§ EXERCISE TASK
Would you transcribe the listing that follows, character for character, and omit its images?

------------------------------

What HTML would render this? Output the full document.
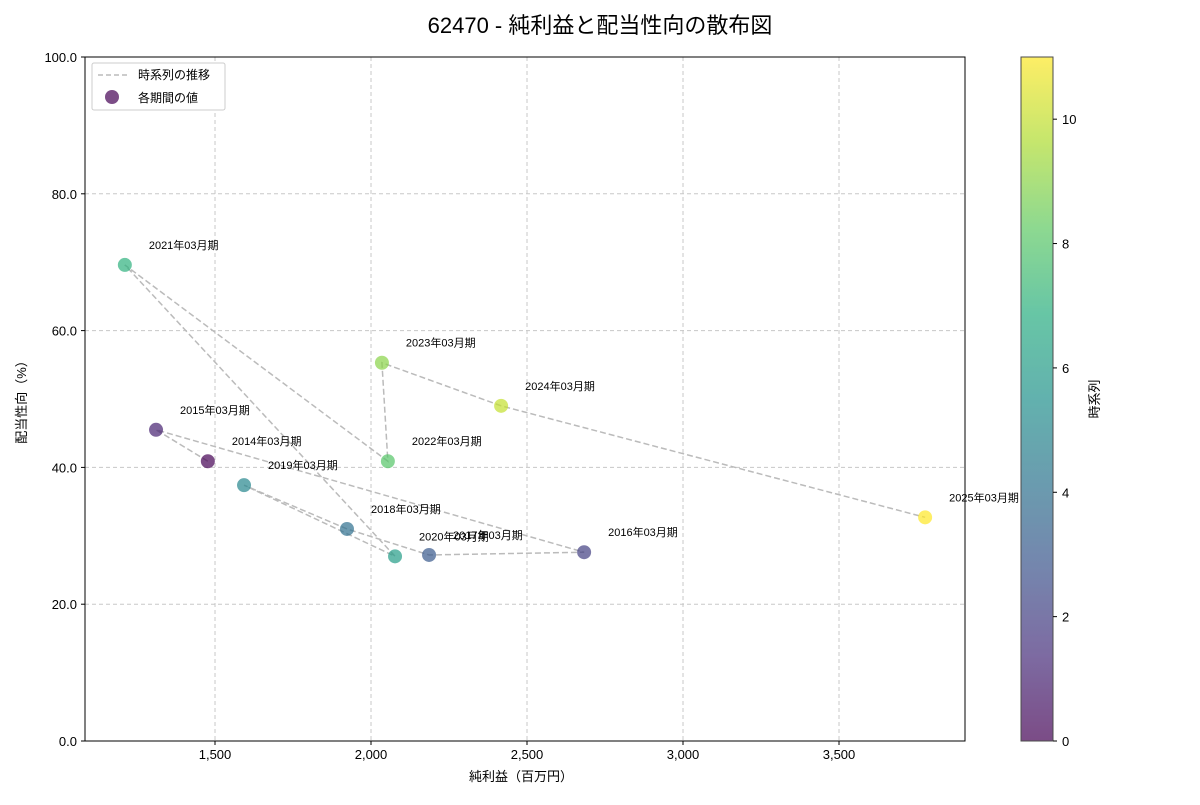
<!DOCTYPE html>
<html><head><meta charset="utf-8"><style>
body{margin:0;background:#fff;font-family:"Liberation Sans","Noto Sans CJK JP",sans-serif}
</style></head><body>
<svg id="chart" width="1200" height="800" xmlns="http://www.w3.org/2000/svg" font-family="Liberation Sans, Noto Sans CJK JP, sans-serif">
<defs><linearGradient id="vir" x1="0" y1="1" x2="0" y2="0">
<stop offset="0" stop-color="#440154"/><stop offset="0.125" stop-color="#472d7b"/><stop offset="0.25" stop-color="#3b528b"/><stop offset="0.375" stop-color="#2c728e"/><stop offset="0.5" stop-color="#21918c"/><stop offset="0.625" stop-color="#28ae80"/><stop offset="0.75" stop-color="#5ec962"/><stop offset="0.875" stop-color="#addc30"/><stop offset="1" stop-color="#fde725"/></linearGradient></defs>
<text x="600" y="33" text-anchor="middle" font-size="22" fill="#000">62470 - 純利益と配当性向の散布図</text>
<g id="grid"></g><g id="axes"></g><g id="series"></g>
<rect x="85" y="57" width="880" height="684" fill="none" stroke="#000" stroke-width="1"/>
<text x="521" y="781" text-anchor="middle" font-size="13">純利益（百万円）</text>
<text transform="translate(26,399) rotate(-90)" text-anchor="middle" font-size="13">配当性向（%）</text>
<g>
<rect x="92" y="63" width="133" height="47" fill="#fff" stroke="#ccc" rx="2"/>
<line x1="98" y1="75" x2="128" y2="75" stroke="#bbb" stroke-width="1.5" stroke-dasharray="5,3"/>
<text x="138" y="79" font-size="12">時系列の推移</text>
<circle cx="112" cy="97" r="7" fill="#440154" fill-opacity="0.7"/>
<text x="138" y="102" font-size="12">各期間の値</text></g>
<rect x="1021" y="57" width="32" height="684" fill="url(#vir)" opacity="0.7" stroke="#000"/>
<g id="cbticks"></g>
<text transform="translate(1099,399) rotate(-90)" text-anchor="middle" font-size="13">時系列</text>
</svg>
<script>
const labels=["2014年03月期","2015年03月期","2016年03月期","2017年03月期","2018年03月期","2019年03月期","2020年03月期","2021年03月期","2022年03月期","2023年03月期","2024年03月期","2025年03月期"];
const netIncome=[1477,1311,2683,2186,1923,1593,2077,1211,2054,2035,2417,3776];
const payout=[40.9,45.5,27.6,27.2,31.0,37.4,27.0,69.6,40.9,55.3,49.0,32.7];
const xTicks=[1500,2000,2500,3000,3500];
const yTicks=[0,20,40,60,80,100];
const cbTicks=[0,2,4,6,8,10];
const NS="http://www.w3.org/2000/svg";
const X0=85,X1=965,Y0=741,Y1=57,xMin=1083.3,xMax=3903.8;
const sx=v=>X0+(v-xMin)/(xMax-xMin)*(X1-X0);
const sy=v=>Y0-v/100*(Y0-Y1);
const vir=[[68,1,84],[71,45,123],[59,82,139],[44,114,142],[33,145,140],[40,174,128],[94,201,98],[173,220,48],[253,231,37]];
function col(t){const p=t*8,i=Math.min(7,Math.floor(p)),f=p-i;const a=vir[i],b=vir[i+1];return`rgb(${a.map((c,k)=>Math.round(c+(b[k]-c)*f)).join(',')})`;}
function mk(tag,at,parent){const e=document.createElementNS(NS,tag);for(const k in at)e.setAttribute(k,at[k]);document.getElementById(parent).appendChild(e);return e;}
xTicks.forEach(v=>{const x=sx(v);
const g=mk('line',{x1:x,x2:x,y1:Y1,y2:Y0,stroke:'#c8c8c8','stroke-dasharray':'4,3'},'grid');


mk('line',{x1:x,x2:x,y1:Y0,y2:Y0+4,stroke:'#000'},'axes');
const t=mk('text',{x:x,y:Y0+18,'text-anchor':'middle','font-size':13},'axes');t.textContent=v.toLocaleString('en-US');

});
yTicks.forEach(v=>{const y=sy(v);
const g=mk('line',{x1:X0,x2:X1,y1:y,y2:y,stroke:'#c8c8c8','stroke-dasharray':'4,3'},'grid');


mk('line',{x1:X0-4,x2:X0,y1:y,y2:y,stroke:'#000'},'axes');
const t=mk('text',{x:X0-8,y:y+5,'text-anchor':'end','font-size':13},'axes');t.textContent=v.toFixed(1);

});
cbTicks.forEach(v=>{const y=741-v/11*684;
mk('line',{x1:1053,x2:1057,y1:y,y2:y,stroke:'#000'},'cbticks');
const t=mk('text',{x:1062,y:y+5,'font-size':13},'cbticks');t.textContent=v;

});
const pts=netIncome.map((v,i)=>sx(v)+','+sy(payout[i])).join(' ');
const pl=mk('polyline',{points:pts,fill:'none',stroke:'#bbb','stroke-width':1.5,'stroke-dasharray':'6,3'},'series');


netIncome.forEach((v,i)=>{const x=sx(v),y=sy(payout[i]);
const c=mk('circle',{cx:x,cy:y,r:7,fill:col(i/11),'fill-opacity':0.7},'series');


const t=mk('text',{x:x+24,y:y-16,'font-size':11},'series');t.textContent=labels[i];

});
</script></body></html>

------------------------------

§ REPLY
What HTML would render this? Output the full document.
<!DOCTYPE html>
<html><head><meta charset="utf-8"><style>
body{margin:0;background:#fff;font-family:"Liberation Sans","Noto Sans CJK JP",sans-serif}
</style></head><body>
<svg id="chart" width="1200" height="800" xmlns="http://www.w3.org/2000/svg" font-family="Liberation Sans, Noto Sans CJK JP, sans-serif">
<defs><linearGradient id="vir" x1="0" y1="1" x2="0" y2="0">
<stop offset="0" stop-color="#440154"/><stop offset="0.125" stop-color="#472d7b"/><stop offset="0.25" stop-color="#3b528b"/><stop offset="0.375" stop-color="#2c728e"/><stop offset="0.5" stop-color="#21918c"/><stop offset="0.625" stop-color="#28ae80"/><stop offset="0.75" stop-color="#5ec962"/><stop offset="0.875" stop-color="#addc30"/><stop offset="1" stop-color="#fde725"/></linearGradient></defs>
<text x="600" y="33" text-anchor="middle" font-size="22" fill="#000">62470 - 純利益と配当性向の散布図</text>
<g id="grid"></g><g id="axes"></g><g id="series"></g>
<rect x="85" y="57" width="880" height="684" fill="none" stroke="#000" stroke-width="1"/>
<text x="521" y="781" text-anchor="middle" font-size="13">純利益（百万円）</text>
<text transform="translate(26,399) rotate(-90)" text-anchor="middle" font-size="13">配当性向（%）</text>
<g>
<rect x="92" y="63" width="133" height="47" fill="#fff" stroke="#ccc" rx="2"/>
<line x1="98" y1="75" x2="128" y2="75" stroke="#bbb" stroke-width="1.5" stroke-dasharray="5,3"/>
<text x="138" y="79" font-size="12">時系列の推移</text>
<circle cx="112" cy="97" r="7" fill="#440154" fill-opacity="0.7"/>
<text x="138" y="102" font-size="12">各期間の値</text></g>
<rect x="1021" y="57" width="32" height="684" fill="url(#vir)" opacity="0.7" stroke="#000"/>
<g id="cbticks"></g>
<text transform="translate(1099,399) rotate(-90)" text-anchor="middle" font-size="13">時系列</text>
</svg>
<script>
const labels=["2014年03月期","2015年03月期","2016年03月期","2017年03月期","2018年03月期","2019年03月期","2020年03月期","2021年03月期","2022年03月期","2023年03月期","2024年03月期","2025年03月期"];
const netIncome=[1477,1311,2683,2186,1923,1593,2077,1211,2054,2035,2417,3776];
const payout=[40.9,45.5,27.6,27.2,31.0,37.4,27.0,69.6,40.9,55.3,49.0,32.7];
const xTicks=[1500,2000,2500,3000,3500];
const yTicks=[0,20,40,60,80,100];
const cbTicks=[0,2,4,6,8,10];
const NS="http://www.w3.org/2000/svg";
const X0=85,X1=965,Y0=741,Y1=57,xMin=1083.3,xMax=3903.8;
const sx=v=>X0+(v-xMin)/(xMax-xMin)*(X1-X0);
const sy=v=>Y0-v/100*(Y0-Y1);
const vir=[[68,1,84],[71,45,123],[59,82,139],[44,114,142],[33,145,140],[40,174,128],[94,201,98],[173,220,48],[253,231,37]];
function col(t){const p=t*8,i=Math.min(7,Math.floor(p)),f=p-i;const a=vir[i],b=vir[i+1];return`rgb(${a.map((c,k)=>Math.round(c+(b[k]-c)*f)).join(',')})`;}
function mk(tag,at,parent){const e=document.createElementNS(NS,tag);for(const k in at)e.setAttribute(k,at[k]);document.getElementById(parent).appendChild(e);return e;}
xTicks.forEach(v=>{const x=sx(v);
const g=mk('line',{x1:x,x2:x,y1:Y1,y2:Y0,stroke:'#c8c8c8','stroke-dasharray':'4,3'},'grid');


mk('line',{x1:x,x2:x,y1:Y0,y2:Y0+4,stroke:'#000'},'axes');
const t=mk('text',{x:x,y:Y0+18,'text-anchor':'middle','font-size':13},'axes');t.textContent=v.toLocaleString('en-US');

});
yTicks.forEach(v=>{const y=sy(v);
const g=mk('line',{x1:X0,x2:X1,y1:y,y2:y,stroke:'#c8c8c8','stroke-dasharray':'4,3'},'grid');


mk('line',{x1:X0-4,x2:X0,y1:y,y2:y,stroke:'#000'},'axes');
const t=mk('text',{x:X0-8,y:y+5,'text-anchor':'end','font-size':13},'axes');t.textContent=v.toFixed(1);

});
cbTicks.forEach(v=>{const y=741-v/11*684;
mk('line',{x1:1053,x2:1057,y1:y,y2:y,stroke:'#000'},'cbticks');
const t=mk('text',{x:1062,y:y+5,'font-size':13},'cbticks');t.textContent=v;

});
const pts=netIncome.map((v,i)=>sx(v)+','+sy(payout[i])).join(' ');
const pl=mk('polyline',{points:pts,fill:'none',stroke:'#bbb','stroke-width':1.5,'stroke-dasharray':'6,3'},'series');


netIncome.forEach((v,i)=>{const x=sx(v),y=sy(payout[i]);
const c=mk('circle',{cx:x,cy:y,r:7,fill:col(i/11),'fill-opacity':0.7},'series');


const t=mk('text',{x:x+24,y:y-16,'font-size':11},'series');t.textContent=labels[i];

});
</script></body></html>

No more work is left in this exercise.